God als Geest is niet zichtbaar voor de mensen, maar in mijn persoon liet Hij zich aan hen zien. Hij nam mijn lichamelijk kleed aan en vertoonde zich hierin aan de mensen, zich kenbaar makend als wijsheid, liefde en almacht. En Zijn werkzaam zijn op aarde bewees diegenen die in Mij geloofden, de goddelijkheid door wonderen die alleen voor God mogelijk waren en die mijn wil kon verrichten omdat God in Mij was en dus Zijn wil Mij doorstroomde, Zijn wijsheid en Zijn kracht. En zo bestond er geen scheiding meer tussen God en mijn sterfelijk omhulsel. Het was één geworden met Hem, Hij vervulde het totaal.

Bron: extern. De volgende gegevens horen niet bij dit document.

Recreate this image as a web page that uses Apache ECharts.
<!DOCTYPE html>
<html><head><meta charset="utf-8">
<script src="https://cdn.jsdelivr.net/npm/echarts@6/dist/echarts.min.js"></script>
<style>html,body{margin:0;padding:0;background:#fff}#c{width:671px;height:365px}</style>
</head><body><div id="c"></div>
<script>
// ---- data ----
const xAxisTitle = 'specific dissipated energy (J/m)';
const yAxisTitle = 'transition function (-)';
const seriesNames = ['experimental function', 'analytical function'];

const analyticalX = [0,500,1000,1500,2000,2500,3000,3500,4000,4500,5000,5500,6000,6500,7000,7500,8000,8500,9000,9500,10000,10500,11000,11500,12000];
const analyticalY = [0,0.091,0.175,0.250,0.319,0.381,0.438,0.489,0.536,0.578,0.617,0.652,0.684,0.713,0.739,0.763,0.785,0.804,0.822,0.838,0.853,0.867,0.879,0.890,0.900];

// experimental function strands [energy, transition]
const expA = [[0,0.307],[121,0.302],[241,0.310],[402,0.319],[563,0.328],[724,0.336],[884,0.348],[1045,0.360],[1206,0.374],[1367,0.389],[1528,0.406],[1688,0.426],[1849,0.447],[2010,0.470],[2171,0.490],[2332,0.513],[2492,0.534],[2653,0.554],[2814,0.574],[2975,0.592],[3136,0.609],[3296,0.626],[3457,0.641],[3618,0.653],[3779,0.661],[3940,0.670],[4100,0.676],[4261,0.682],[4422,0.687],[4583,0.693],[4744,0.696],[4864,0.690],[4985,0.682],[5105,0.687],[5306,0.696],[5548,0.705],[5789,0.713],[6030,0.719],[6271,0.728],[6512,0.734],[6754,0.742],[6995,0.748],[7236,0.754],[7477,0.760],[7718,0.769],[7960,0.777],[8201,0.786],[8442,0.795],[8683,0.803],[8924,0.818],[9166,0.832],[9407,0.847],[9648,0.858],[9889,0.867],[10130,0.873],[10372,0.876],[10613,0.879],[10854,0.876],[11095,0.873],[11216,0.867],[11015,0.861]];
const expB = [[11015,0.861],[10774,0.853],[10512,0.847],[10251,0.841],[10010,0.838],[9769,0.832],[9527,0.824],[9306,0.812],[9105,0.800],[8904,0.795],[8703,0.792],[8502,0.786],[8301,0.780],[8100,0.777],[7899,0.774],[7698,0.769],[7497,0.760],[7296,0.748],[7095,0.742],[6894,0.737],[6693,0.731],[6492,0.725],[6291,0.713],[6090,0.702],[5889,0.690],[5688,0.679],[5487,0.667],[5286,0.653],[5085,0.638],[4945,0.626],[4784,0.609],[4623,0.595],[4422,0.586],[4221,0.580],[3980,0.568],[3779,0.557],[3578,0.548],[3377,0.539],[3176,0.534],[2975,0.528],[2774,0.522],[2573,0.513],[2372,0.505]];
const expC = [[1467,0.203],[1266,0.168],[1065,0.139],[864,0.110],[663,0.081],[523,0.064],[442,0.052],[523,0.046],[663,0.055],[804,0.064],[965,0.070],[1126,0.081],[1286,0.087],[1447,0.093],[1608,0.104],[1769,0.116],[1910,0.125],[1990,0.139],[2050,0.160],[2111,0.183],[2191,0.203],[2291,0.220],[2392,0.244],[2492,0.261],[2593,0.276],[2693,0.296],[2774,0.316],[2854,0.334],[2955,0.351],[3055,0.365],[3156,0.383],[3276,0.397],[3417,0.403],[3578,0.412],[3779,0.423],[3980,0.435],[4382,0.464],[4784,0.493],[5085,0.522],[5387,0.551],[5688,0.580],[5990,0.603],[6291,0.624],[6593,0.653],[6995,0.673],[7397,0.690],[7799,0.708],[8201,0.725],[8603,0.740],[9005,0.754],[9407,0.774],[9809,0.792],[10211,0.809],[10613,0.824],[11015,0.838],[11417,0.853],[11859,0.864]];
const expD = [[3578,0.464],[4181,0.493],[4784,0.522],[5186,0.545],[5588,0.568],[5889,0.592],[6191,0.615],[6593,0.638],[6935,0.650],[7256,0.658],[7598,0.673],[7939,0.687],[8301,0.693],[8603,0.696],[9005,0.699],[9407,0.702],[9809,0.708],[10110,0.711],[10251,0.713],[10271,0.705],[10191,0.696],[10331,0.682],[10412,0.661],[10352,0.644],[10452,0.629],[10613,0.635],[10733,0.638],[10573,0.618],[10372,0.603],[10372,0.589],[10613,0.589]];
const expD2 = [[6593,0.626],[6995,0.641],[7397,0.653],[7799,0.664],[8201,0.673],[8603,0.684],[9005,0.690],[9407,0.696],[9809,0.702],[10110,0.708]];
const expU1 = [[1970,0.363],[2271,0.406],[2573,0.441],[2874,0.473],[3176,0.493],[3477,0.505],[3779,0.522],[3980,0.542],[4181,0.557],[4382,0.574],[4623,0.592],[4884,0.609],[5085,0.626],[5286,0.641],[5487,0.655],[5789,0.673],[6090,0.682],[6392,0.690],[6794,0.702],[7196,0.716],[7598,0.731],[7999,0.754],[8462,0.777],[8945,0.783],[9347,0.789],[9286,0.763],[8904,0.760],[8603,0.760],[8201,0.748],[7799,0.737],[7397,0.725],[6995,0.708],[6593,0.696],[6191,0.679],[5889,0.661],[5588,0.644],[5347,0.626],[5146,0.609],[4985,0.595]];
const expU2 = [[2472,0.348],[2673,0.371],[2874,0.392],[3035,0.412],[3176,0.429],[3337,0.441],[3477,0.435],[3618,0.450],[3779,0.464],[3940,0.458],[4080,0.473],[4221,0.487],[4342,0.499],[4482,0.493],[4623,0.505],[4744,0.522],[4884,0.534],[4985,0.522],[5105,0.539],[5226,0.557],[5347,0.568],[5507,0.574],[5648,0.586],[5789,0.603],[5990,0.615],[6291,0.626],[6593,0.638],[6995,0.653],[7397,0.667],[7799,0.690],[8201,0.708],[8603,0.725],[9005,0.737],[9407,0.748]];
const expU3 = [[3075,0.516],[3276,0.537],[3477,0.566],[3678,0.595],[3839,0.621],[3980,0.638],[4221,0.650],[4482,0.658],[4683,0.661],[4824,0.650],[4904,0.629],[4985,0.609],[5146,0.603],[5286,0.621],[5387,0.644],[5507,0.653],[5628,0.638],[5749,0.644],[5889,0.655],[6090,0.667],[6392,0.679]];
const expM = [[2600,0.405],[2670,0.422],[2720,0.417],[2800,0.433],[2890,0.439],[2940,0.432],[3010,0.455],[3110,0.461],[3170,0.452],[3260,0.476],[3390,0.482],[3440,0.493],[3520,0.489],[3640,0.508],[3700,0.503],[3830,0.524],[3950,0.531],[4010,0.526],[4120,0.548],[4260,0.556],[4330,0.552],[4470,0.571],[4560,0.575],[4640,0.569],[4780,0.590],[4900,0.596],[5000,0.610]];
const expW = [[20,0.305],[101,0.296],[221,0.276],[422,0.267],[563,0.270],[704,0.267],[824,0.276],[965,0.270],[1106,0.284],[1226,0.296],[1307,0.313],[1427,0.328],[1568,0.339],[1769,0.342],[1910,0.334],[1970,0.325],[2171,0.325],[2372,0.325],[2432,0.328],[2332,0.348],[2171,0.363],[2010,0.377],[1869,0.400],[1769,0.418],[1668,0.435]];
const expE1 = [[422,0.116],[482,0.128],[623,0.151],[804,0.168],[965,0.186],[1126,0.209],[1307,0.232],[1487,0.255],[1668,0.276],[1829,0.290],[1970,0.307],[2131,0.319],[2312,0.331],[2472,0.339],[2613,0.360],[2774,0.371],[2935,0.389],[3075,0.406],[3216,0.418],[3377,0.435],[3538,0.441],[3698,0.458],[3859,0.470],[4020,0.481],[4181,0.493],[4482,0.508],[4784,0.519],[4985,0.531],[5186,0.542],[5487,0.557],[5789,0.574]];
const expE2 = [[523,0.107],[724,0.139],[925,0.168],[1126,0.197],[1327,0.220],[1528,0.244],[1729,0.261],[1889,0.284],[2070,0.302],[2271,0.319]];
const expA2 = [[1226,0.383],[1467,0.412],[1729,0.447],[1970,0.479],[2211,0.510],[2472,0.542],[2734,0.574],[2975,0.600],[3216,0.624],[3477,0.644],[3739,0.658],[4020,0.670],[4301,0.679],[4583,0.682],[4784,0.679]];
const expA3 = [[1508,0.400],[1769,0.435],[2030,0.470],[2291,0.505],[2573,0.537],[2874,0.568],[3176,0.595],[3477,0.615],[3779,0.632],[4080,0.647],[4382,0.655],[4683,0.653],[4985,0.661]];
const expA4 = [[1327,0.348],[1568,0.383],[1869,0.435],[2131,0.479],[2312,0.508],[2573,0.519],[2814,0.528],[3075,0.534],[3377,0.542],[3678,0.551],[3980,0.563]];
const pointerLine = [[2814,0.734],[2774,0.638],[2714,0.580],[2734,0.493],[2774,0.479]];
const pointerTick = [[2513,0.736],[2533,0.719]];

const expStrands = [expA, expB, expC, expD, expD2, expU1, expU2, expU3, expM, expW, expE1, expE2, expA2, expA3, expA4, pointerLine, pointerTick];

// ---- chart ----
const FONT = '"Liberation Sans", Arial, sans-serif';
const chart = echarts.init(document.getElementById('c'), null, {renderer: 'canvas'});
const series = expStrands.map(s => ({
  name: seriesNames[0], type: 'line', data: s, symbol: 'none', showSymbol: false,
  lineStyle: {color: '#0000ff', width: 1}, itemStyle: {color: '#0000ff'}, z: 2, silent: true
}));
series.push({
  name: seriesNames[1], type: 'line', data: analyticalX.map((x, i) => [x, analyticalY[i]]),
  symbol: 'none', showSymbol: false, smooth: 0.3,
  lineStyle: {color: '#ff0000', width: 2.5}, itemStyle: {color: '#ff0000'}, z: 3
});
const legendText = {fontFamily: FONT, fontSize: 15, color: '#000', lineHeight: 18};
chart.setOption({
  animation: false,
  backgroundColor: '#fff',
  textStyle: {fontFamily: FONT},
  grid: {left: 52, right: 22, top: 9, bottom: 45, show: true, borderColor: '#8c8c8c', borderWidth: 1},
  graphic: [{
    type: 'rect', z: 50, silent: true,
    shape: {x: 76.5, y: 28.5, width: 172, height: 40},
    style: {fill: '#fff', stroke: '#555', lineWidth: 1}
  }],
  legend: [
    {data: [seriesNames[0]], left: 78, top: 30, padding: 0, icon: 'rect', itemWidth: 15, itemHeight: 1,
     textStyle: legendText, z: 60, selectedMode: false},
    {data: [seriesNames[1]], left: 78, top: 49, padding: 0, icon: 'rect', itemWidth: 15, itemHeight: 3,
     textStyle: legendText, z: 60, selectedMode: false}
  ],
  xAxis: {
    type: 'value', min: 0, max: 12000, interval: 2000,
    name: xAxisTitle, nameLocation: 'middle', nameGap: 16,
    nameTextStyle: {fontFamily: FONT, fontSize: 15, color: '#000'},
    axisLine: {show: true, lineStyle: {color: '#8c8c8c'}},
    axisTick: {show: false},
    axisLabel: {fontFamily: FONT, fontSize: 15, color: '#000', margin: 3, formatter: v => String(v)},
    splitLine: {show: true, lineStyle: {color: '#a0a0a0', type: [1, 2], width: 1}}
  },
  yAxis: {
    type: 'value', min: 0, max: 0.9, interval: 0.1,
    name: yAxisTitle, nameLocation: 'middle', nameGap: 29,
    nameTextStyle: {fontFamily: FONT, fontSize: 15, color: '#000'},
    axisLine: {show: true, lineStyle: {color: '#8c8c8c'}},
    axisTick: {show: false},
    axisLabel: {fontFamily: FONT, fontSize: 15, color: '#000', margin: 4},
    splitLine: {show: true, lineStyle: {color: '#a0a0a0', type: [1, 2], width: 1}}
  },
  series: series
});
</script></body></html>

Hij wandelde zelf op de aarde in mijn uiterlijke vorm, die weer alleen een werk van Zijn liefde was, om de mensen dichter bij zich te brengen.
En Ik bracht hun Zijn woord. Hij sprak zelf door Mij het eeuwige Woord, had vlees aangenomen om zich aan de mensen te laten horen. Want ze waren niet meer op de hoogte van het mysterie van de eeuwige Liefde, de Vadergeest van eeuwigheid, wiens woord de verbinding tot stand brengt met de mensen. Ze kenden de kracht van Zijn woord niet meer, die alles tot zich trekt als ze werkzaam kan worden bij de mens. Ze wisten niet dat ieder mens in staat was in zich het goddelijke woord te vernemen, als hij zich naar Gods wil vormt tot liefde, om de goddelijke Liefde zelf in zich te kunnen opnemen. En daarom kwam God zelf naar de aarde en Hij bracht hun weer dat weten dat de mensen moest verlossen uit hun duisternis.
En de mensen herkenden Hem niet, ze vervolgden Mij als mens terwijl Ik het goddelijke in me droeg. En Ik moest het laten gebeuren om hun wil niet onvrij te maken. Ik bracht hun het woord, maar ze namen het niet aan. En ze herkenden in Mij niet Degene die Mij geheel en al vervulde. Ze zagen Mij, maar niet God in Mij die zich niet voor hun ogen verborg, maar tekenen en wonderen verrichtte om de blinden ziende te maken. Maar aan hen die geloofden openbaarde Hij zich in Zijn liefde, wijsheid en almacht. En ze zagen Hem opstijgen naar de hemel in alle glorie. Ze zagen Zijn omhulsel dat zich voor hun ogen vergeestelijkte en in stralend licht opsteeg in het rijk dat hun vaderland was van eeuwigheid.